Examples: Please see the examples table of contents page.

PipelineC can generate a hardware pipeline for almost any operating frequency by increasing the depth/latency of the pipeline. All functions (ex. including floating point operations) are broken down into subpipelines thus allowing for fine grained control of synthesis results.

Any function that follows these rules should work - only the most basic C stuff works for now: (as you go down the list this becomes a 'known issues' section rather than permanent rules, also see issues)

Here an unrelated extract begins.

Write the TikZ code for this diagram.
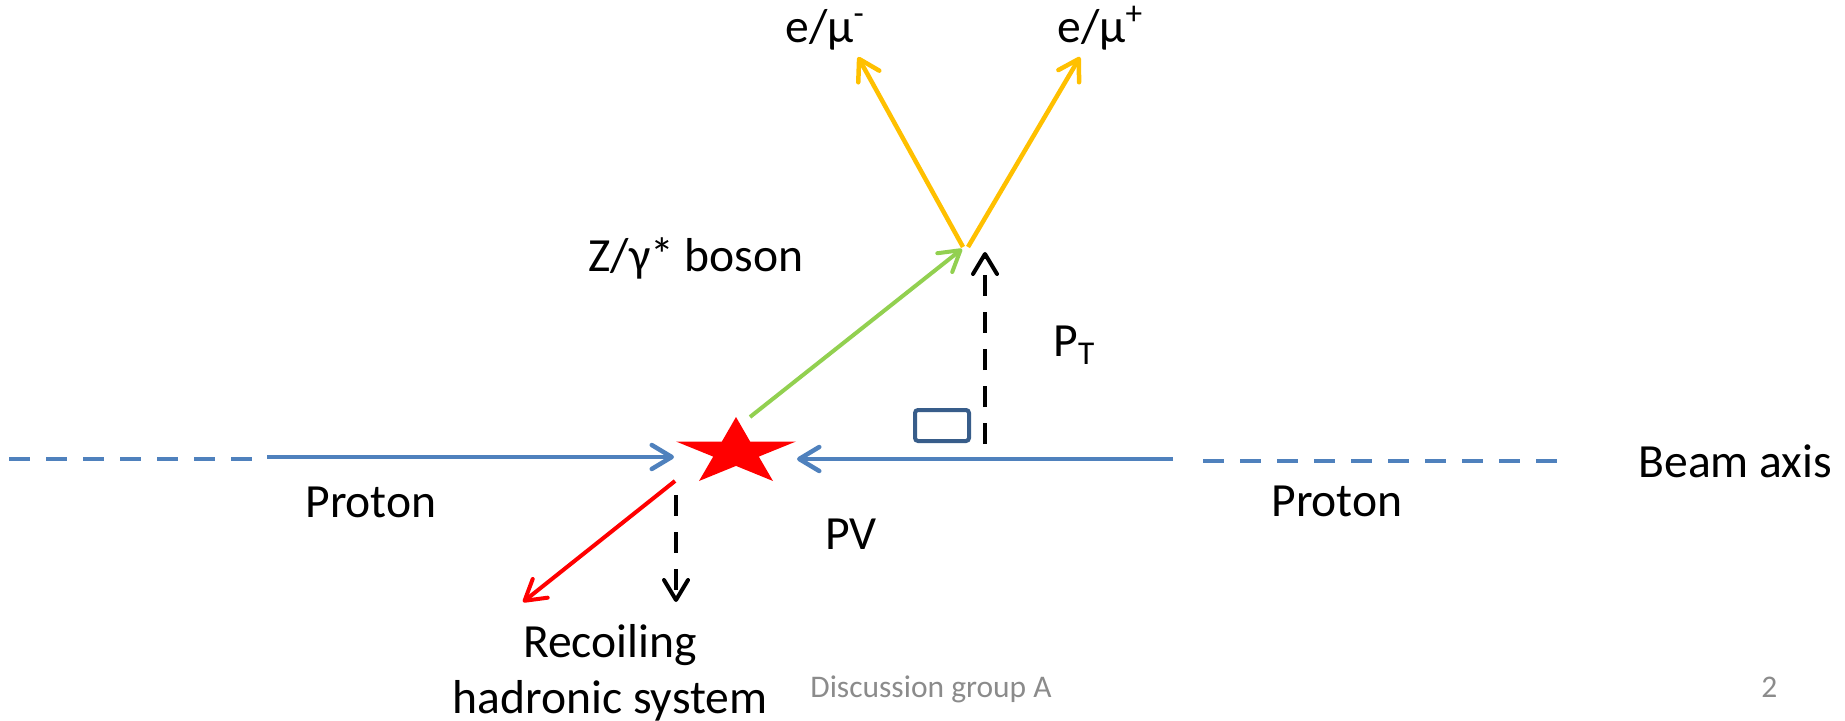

  1. Only u/intN_t types, float, char, enums, structs, and arrays are supported. (I mean any N - ex. uint13_t is OK).
  2. No dynamic memory allocation. *Fundamentally non existent feature - implies a memory model. Unless you want to implement POSIX malloc together :)
  3. Autopipelining only loops that can be unrolled (need to manually code up unbounded/variable runtime finite state machine behavior for now). Loop iterators must be declared before the loop.
  4. No case statements, only IFs. . *Will implement in time
  5. Autopipelining requires only a single return statement (or none) per function.
  6. No increment or decrement (ex. ++) operators. *Use +=1
  7. Only casting to+from float<->integers is supported. *Can implement others if needed?
  8. Modulo(%) only for floating point *Will implement integer similar to integer division in time
  9. Unions are not yet supported. *Will implement in time
  10. Avoid putting a bunch of stuff on a single line of code. The C parser is a little loose with its accuracy on column numbers when identifying code locations. *Think I have a working fix but dont push your luck

Additional hardware description specific functionality is auto generated for you.